Figure scripts
== == ==
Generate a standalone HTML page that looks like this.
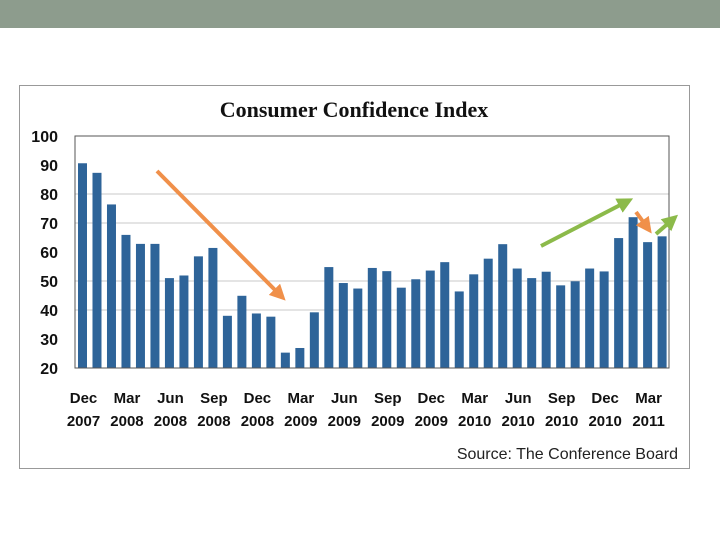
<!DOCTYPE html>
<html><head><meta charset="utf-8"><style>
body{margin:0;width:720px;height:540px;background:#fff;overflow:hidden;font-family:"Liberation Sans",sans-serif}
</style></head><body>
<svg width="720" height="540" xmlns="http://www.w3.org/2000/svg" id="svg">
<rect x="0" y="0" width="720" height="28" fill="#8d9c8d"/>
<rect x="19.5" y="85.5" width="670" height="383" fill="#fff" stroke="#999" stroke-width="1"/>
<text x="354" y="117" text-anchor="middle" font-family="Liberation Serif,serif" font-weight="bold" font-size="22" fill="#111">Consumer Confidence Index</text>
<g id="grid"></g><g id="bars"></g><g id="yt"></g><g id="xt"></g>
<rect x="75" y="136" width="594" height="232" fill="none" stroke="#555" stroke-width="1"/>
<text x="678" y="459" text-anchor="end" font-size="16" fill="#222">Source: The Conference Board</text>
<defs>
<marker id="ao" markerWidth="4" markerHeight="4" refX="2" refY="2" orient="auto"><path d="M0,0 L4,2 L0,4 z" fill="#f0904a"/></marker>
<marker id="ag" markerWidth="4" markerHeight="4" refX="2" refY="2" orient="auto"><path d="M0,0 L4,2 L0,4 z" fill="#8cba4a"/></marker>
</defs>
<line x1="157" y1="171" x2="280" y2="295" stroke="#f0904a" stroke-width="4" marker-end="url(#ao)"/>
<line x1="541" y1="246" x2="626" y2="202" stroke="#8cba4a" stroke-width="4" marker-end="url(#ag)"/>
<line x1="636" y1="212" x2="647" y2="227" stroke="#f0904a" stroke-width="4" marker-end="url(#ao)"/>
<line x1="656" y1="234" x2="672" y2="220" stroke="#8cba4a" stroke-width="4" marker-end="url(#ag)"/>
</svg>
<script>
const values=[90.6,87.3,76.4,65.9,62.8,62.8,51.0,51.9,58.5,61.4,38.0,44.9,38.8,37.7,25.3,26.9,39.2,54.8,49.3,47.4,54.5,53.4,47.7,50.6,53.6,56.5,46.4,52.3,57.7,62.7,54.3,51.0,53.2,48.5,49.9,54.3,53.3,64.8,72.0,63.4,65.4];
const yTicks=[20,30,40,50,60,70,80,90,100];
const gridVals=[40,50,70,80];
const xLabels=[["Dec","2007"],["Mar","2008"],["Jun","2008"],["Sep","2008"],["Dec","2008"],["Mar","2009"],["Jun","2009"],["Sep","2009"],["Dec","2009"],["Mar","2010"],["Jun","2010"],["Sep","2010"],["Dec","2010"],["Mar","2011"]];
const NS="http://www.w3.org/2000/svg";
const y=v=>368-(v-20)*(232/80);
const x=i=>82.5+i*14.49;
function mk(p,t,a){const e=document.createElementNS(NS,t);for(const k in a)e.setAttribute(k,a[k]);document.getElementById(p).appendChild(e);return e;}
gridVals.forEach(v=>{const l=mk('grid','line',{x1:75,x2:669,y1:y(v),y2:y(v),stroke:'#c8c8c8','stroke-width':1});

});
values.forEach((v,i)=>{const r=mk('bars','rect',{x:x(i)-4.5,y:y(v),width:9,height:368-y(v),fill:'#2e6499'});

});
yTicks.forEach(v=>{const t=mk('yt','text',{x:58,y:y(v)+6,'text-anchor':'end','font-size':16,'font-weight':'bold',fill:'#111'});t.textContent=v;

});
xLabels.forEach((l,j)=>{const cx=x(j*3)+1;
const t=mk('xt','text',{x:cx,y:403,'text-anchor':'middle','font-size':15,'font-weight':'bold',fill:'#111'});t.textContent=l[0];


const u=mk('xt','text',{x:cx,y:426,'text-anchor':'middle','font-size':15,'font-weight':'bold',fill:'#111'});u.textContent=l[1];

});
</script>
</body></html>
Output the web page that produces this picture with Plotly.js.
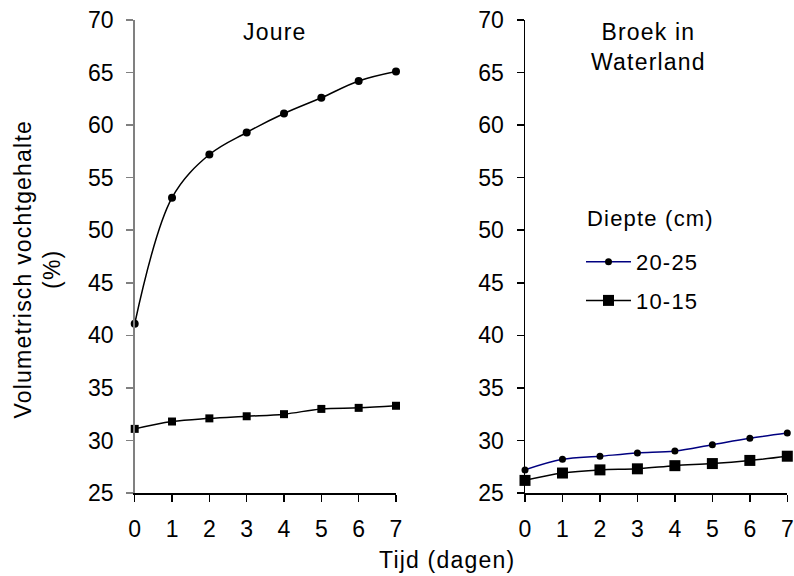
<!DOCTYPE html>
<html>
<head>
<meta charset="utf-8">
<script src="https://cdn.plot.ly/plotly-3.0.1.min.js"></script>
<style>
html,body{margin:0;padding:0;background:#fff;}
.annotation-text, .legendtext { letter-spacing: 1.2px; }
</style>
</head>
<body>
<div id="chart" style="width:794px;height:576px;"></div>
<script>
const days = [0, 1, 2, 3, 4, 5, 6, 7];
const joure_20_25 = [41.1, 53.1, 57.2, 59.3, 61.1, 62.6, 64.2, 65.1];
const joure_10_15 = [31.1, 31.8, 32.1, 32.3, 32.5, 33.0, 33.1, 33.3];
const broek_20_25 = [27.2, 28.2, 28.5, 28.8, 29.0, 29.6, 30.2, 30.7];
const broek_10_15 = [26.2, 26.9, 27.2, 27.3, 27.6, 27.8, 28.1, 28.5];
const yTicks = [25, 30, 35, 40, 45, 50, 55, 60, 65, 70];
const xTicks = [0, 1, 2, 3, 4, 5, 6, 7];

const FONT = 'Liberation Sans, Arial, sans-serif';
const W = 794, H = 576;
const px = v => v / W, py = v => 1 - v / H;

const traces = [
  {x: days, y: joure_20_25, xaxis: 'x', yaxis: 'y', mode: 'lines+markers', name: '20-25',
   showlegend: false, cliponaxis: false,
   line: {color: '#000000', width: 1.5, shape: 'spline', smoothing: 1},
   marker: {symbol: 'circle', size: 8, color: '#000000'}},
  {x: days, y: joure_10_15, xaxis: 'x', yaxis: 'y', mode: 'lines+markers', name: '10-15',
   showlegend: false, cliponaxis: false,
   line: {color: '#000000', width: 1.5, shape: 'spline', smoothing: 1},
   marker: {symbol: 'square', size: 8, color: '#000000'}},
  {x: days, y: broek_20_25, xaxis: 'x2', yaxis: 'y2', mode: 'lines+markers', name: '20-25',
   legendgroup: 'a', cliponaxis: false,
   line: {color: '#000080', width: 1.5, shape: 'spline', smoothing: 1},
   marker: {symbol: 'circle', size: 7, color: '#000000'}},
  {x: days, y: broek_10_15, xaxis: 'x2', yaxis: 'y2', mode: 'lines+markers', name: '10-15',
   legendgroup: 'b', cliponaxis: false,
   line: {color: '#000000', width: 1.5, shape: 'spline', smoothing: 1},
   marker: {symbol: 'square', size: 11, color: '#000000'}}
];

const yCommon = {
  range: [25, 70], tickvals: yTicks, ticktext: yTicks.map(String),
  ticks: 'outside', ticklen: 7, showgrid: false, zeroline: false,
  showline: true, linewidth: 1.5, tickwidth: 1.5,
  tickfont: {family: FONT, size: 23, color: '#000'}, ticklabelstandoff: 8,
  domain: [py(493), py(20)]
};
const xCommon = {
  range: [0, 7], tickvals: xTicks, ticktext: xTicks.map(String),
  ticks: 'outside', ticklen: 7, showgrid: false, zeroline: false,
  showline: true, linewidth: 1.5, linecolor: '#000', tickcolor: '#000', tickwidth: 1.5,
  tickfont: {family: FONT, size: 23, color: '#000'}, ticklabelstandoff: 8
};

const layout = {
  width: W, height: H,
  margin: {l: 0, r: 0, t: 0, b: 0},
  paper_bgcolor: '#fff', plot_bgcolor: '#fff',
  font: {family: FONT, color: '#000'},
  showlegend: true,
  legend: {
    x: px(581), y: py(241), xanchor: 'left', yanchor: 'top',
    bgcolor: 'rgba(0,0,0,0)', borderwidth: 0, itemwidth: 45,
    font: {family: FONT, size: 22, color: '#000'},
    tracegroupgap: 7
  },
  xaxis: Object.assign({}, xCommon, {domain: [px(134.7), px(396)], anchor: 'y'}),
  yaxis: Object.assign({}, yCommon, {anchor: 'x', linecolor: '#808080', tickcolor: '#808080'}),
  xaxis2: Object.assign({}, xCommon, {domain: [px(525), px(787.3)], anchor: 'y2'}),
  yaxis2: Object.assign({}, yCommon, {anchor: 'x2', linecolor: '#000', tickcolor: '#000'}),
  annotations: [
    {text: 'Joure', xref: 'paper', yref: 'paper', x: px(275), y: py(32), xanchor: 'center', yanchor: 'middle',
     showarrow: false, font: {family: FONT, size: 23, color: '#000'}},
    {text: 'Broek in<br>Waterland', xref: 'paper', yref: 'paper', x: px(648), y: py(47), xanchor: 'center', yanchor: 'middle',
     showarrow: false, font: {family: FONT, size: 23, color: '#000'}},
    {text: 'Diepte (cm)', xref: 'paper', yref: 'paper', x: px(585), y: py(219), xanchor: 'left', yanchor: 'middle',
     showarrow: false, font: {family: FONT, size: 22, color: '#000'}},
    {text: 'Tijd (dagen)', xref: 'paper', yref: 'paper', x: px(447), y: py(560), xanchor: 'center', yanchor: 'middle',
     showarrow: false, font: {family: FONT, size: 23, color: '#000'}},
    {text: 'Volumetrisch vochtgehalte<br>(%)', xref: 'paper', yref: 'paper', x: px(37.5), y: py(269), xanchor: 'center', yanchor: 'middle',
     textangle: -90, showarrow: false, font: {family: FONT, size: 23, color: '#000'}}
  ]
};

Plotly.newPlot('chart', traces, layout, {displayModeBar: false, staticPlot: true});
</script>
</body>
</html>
== == ==
## WORK TO DO:
The copy should hold exactly the lines from the line with "Output the web" to the line with "const px = v => v / W, py = v => 1 - v / H;", both ends in, set down without any pictures and with nothing added.

## RESPONSE TO THE EXERCISE:
Output the web page that produces this picture with Plotly.js.
<!DOCTYPE html>
<html>
<head>
<meta charset="utf-8">
<script src="https://cdn.plot.ly/plotly-3.0.1.min.js"></script>
<style>
html,body{margin:0;padding:0;background:#fff;}
.annotation-text, .legendtext { letter-spacing: 1.2px; }
</style>
</head>
<body>
<div id="chart" style="width:794px;height:576px;"></div>
<script>
const days = [0, 1, 2, 3, 4, 5, 6, 7];
const joure_20_25 = [41.1, 53.1, 57.2, 59.3, 61.1, 62.6, 64.2, 65.1];
const joure_10_15 = [31.1, 31.8, 32.1, 32.3, 32.5, 33.0, 33.1, 33.3];
const broek_20_25 = [27.2, 28.2, 28.5, 28.8, 29.0, 29.6, 30.2, 30.7];
const broek_10_15 = [26.2, 26.9, 27.2, 27.3, 27.6, 27.8, 28.1, 28.5];
const yTicks = [25, 30, 35, 40, 45, 50, 55, 60, 65, 70];
const xTicks = [0, 1, 2, 3, 4, 5, 6, 7];

const FONT = 'Liberation Sans, Arial, sans-serif';
const W = 794, H = 576;
const px = v => v / W, py = v => 1 - v / H;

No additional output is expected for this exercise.